At work, these people can be very difficult to communicate with as they typically talk about their projects and accomplishments, but show little interest in you. Because they aren’t completely honest with themselves, they may not be authentic with you.
If you have colleagues like this, there are a few things you can do to communicate more effectively with them.
- Don’t get personal. Take the emotion out of your voice when speaking with these people. Approach them as if you are speaking to a child. If you become emotional, the child will sense your discomfort and continue to test you. If you are focused, straightforward and come across as meaning what you say, the child will be more likely to back off.
- Create an action plan. Develop two to three key points about this person’s behavior that are interfering with you doing your job. Then come up with alternatives or solutions to that behavior that will make you more productive and efficient.

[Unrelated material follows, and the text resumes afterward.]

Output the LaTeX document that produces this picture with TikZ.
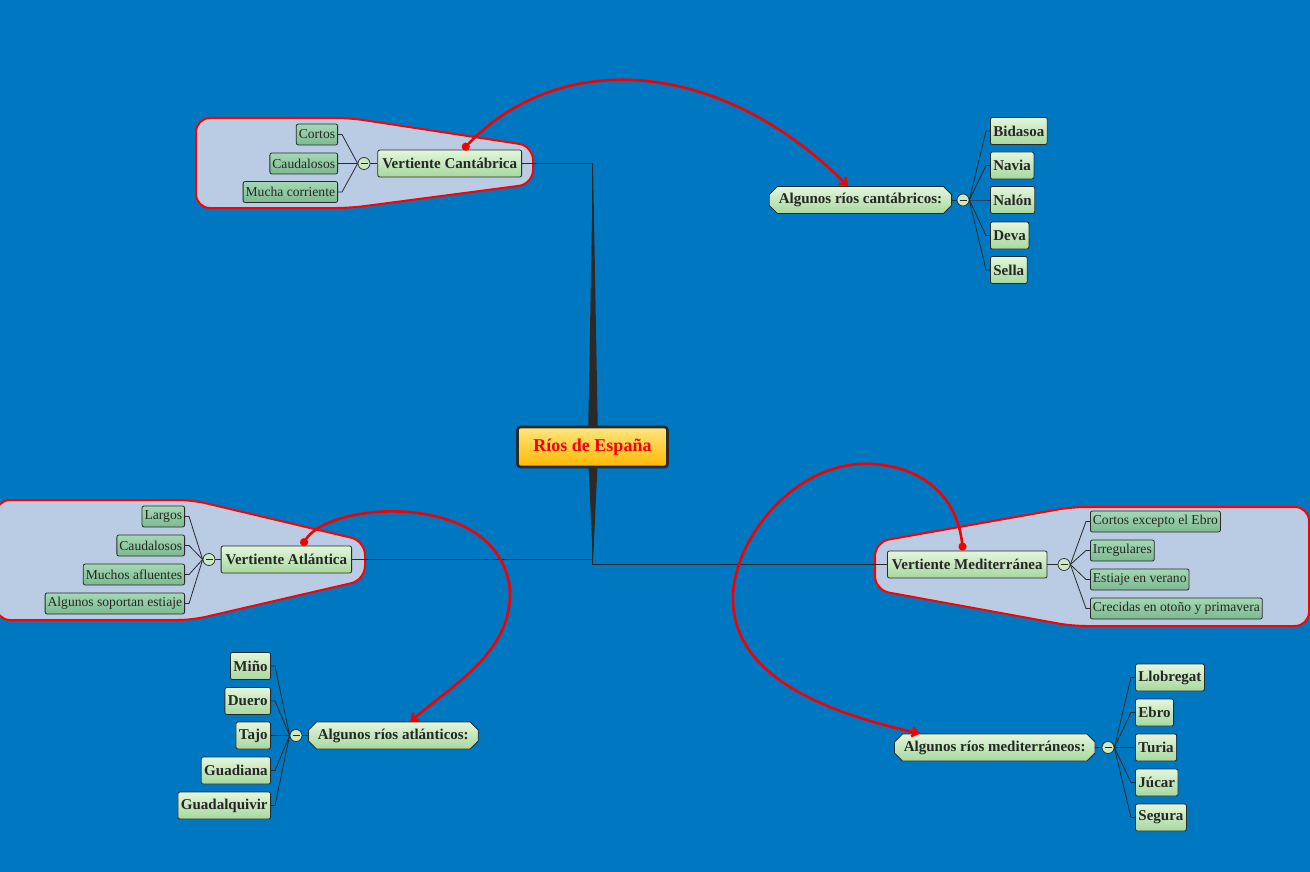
\documentclass[tikz,border=0pt]{standalone}
\usepackage{fontspec}
\setmainfont{Liberation Serif}
\usetikzlibrary{shapes.misc,arrows.meta,calc}
\definecolor{bgblue}{HTML}{0078C1}
\definecolor{boundfill}{HTML}{B9CCE4}
\definecolor{topictop}{HTML}{E4F6DC}
\definecolor{topicbot}{HTML}{A6D89E}
\definecolor{leaftop}{HTML}{A4D8B4}
\definecolor{leafbot}{HTML}{7CBA90}
\definecolor{edgegray}{HTML}{2A2A2A}
\definecolor{centtop}{HTML}{FFE680}
\definecolor{centbot}{HTML}{FFB800}
\definecolor{relred}{HTML}{F40000}
\begin{document}
\begin{tikzpicture}[x=1pt,y=-1pt,
  topic/.style={draw=edgegray, line width=0.8pt, rounded corners=2pt, top color=topictop, bottom color=topicbot,
    font=\fontsize{15}{17}\selectfont\bfseries, text=black!85, minimum height=27pt, inner xsep=4.5pt, inner ysep=2pt},
  octo/.style={chamfered rectangle, chamfered rectangle xsep=5pt, draw=edgegray, line width=0.8pt, top color=topictop, bottom color=topicbot,
    font=\fontsize{15}{17}\selectfont\bfseries, text=black!85, minimum height=27pt, inner xsep=4.5pt, inner ysep=2pt},
  river/.style={topic, inner xsep=3pt},
  leaf/.style={draw=edgegray, line width=0.8pt, rounded corners=2pt, top color=leaftop, bottom color=leafbot,
    font=\fontsize{13.6}{15}\selectfont, text=black!85, minimum height=21pt, inner xsep=2.5pt, inner ysep=1pt},
  coll/.style={circle, draw=edgegray, line width=0.7pt, fill=topictop!60!topicbot, minimum size=12pt, inner sep=0pt,
    path picture={\draw[edgegray, line width=0.8pt] ([xshift=-3.5pt]path picture bounding box.center) -- ([xshift=3.5pt]path picture bounding box.center);}},
  center/.style={draw=edgegray, line width=2.6pt, rounded corners=3pt, top color=centtop, bottom color=centbot,
    font=\fontsize{18}{20}\selectfont\bfseries, text=relred, minimum width=150pt, minimum height=40pt},
  bound/.style={fill=boundfill, draw=red, line width=2pt, rounded corners=14pt},
  conn/.style={draw=edgegray, line width=0.8pt},
  rel/.style={draw=relred, line width=2.6pt, {Circle[length=8pt]}-{Straight Barb[length=6pt,width=9pt]}}
]
\useasboundingbox (0,0) rectangle (1310,872);
\fill[bgblue] (0,0) rectangle (1310,872);

% boundaries
\draw[bound] (196,118) -- (350,118) -- (533,146) -- (533,184) -- (350,208) -- (196,208) -- cycle;
\draw[bound] (-4,500) -- (192,500) -- (365,541) -- (365,580) -- (192,620) -- (-4,620) -- cycle;
\draw[bound] (875,542) -- (1072,507) -- (1309,507) -- (1309,626) -- (1072,626) -- (875,590) -- cycle;

% spine
\fill[edgegray] (588,440) -- (593,163) -- (598,440) -- cycle;
\fill[edgegray] (588,455) -- (593,563) -- (598,455) -- cycle;

% central
\node[center] (c) at (592.5,447) {Ríos de España};

% topics
\node[topic, anchor=east] (vc) at (522,163.5) {Vertiente Cantábrica};
\node[topic, anchor=east] (va) at (352,559.5) {Vertiente Atlántica};
\node[topic, anchor=west] (vm) at (887,564.5) {Vertiente Mediterránea};

\draw[conn] (vc.east) -| (c.north);
\draw[conn] (va.east) -| (c.south);
\draw[conn] (vm.west) -| (c.south);

% Cantabrica details
\node[coll] (cvc) at (364,163.5) {};
\draw[conn] (vc.west) -- (cvc.east);
\node[leaf, anchor=east] (l1) at (338,134.5) {Cortos};
\node[leaf, anchor=east] (l2) at (338,163.5) {Caudalosos};
\node[leaf, anchor=east] (l3) at (338,192) {Mucha corriente};
\foreach \n in {l1,l2,l3} \draw[conn] (cvc.west) -- ([xshift=4pt]\n.east) -- (\n.east);

% Atlantica details
\node[coll] (cva) at (209,559.5) {};
\draw[conn] (va.west) -- (cva.east);
\node[leaf, anchor=east] (a1) at (185,516.5) {Largos};
\node[leaf, anchor=east] (a2) at (185,545.5) {Caudalosos};
\node[leaf, anchor=east] (a3) at (185,574.5) {Muchos afluentes};
\node[leaf, anchor=east] (a4) at (185,603.5) {Algunos soportan estiaje};
\foreach \n in {a1,a2,a3,a4} \draw[conn] (cva.west) -- ([xshift=4pt]\n.east) -- (\n.east);

% Mediterranea details
\node[coll] (cvm) at (1064,564.5) {};
\draw[conn] (vm.east) -- (cvm.west);
\node[leaf, anchor=west] (m1) at (1090,521.5) {Cortos excepto el Ebro};
\node[leaf, anchor=west] (m2) at (1090,550.5) {Irregulares};
\node[leaf, anchor=west] (m3) at (1090,579.5) {Estiaje en verano};
\node[leaf, anchor=west] (m4) at (1090,608.5) {Crecidas en otoño y primavera};
\foreach \n in {m1,m2,m3,m4} \draw[conn] (cvm.east) -- ([xshift=-4pt]\n.west) -- (\n.west);

% Algunos rios cantabricos
\node[octo, anchor=east] (rc) at (952,200) {Algunos ríos cantábricos:};
\node[coll] (crc) at (963,200) {};
\draw[conn] (rc.east) -- (crc.west);
\node[river, anchor=west] (r1) at (990,131) {Bidasoa};
\node[river, anchor=west] (r2) at (990,165.5) {Navia};
\node[river, anchor=west] (r3) at (990,200) {Nalón};
\node[river, anchor=west] (r4) at (990,235.5) {Deva};
\node[river, anchor=west] (r5) at (990,270) {Sella};
\foreach \n in {r1,r2,r3,r4,r5} \draw[conn] (crc.east) -- ([xshift=-4pt]\n.west) -- (\n.west);

% Algunos rios atlanticos
\node[octo, anchor=west] (ra) at (308,735.5) {Algunos ríos atlánticos:};
\node[coll] (cra) at (296,735.5) {};
\draw[conn] (ra.west) -- (cra.east);
\node[river, anchor=east] (t1) at (271,666) {Miño};
\node[river, anchor=east] (t2) at (271,701) {Duero};
\node[river, anchor=east] (t3) at (271,735.5) {Tajo};
\node[river, anchor=east] (t4) at (271,770.5) {Guadiana};
\node[river, anchor=east] (t5) at (271,805.5) {Guadalquivir};
\foreach \n in {t1,t2,t3,t4,t5} \draw[conn] (cra.west) -- ([xshift=4pt]\n.east) -- (\n.east);

% Algunos rios mediterraneos
\node[octo, anchor=west] (rm) at (894,747.5) {Algunos ríos mediterráneos:};
\node[coll] (crm) at (1108,747.5) {};
\draw[conn] (rm.east) -- (crm.west);
\node[river, anchor=west] (s1) at (1135,677.5) {Llobregat};
\node[river, anchor=west] (s2) at (1135,712.5) {Ebro};
\node[river, anchor=west] (s3) at (1135,747.5) {Turia};
\node[river, anchor=west] (s4) at (1135,782.5) {Júcar};
\node[river, anchor=west] (s5) at (1135,817.5) {Segura};
\foreach \n in {s1,s2,s3,s4,s5} \draw[conn] (crm.east) -- ([xshift=-4pt]\n.west) -- (\n.west);

% relationship arrows
\coordinate (p1s) at (vc.north -| 463,0);
\coordinate (p1e) at (rc.north -| 848,0);
\draw[rel] (p1s) .. controls (560,48) and (720,58) .. (p1e);

\coordinate (p2s) at (va.north -| 302,0);
\coordinate (p2e) at (ra.north -| 410,0);
\draw[rel] (p2s) .. controls (330,500) and (500,490) .. (510,590) .. controls (512,650) and (460,680) .. (p2e);

\coordinate (p3s) at (vm.north -| 963,0);
\coordinate (p3e) at (rm.north -| 920,0);
\draw[rel] (p3s) .. controls (955,480) and (900,462) .. (860,464) .. controls (790,468) and (735,540) .. (733,595) .. controls (731,660) and (790,705) .. (p3e);
\end{tikzpicture}
\end{document}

- Write it down. Keep a log of problems and conversations should you have to get human resources involved., but make sure to back them up with examples. For example, instead of saying, “My boss yells at me and it’s inappropriate,” help them understand what is happening. For example, I once worked with an editor who screamed obscenities and insulted people in front others. The screaming didn’t get him in trouble, but the use of foul language did.
Finally, be careful about your expectations of others. It’s been nearly two decades since that encounter with my former colleague so when I ran into her recently, I hoped she had truly become the person people see on the evening news.
Unfortunately, not. She asked nothing about my life or what I had been up to in the past twenty years. Like the three-dollar bill which was discontinued more than a century ago, she quickly disappeared letting me know her time to talk was limited.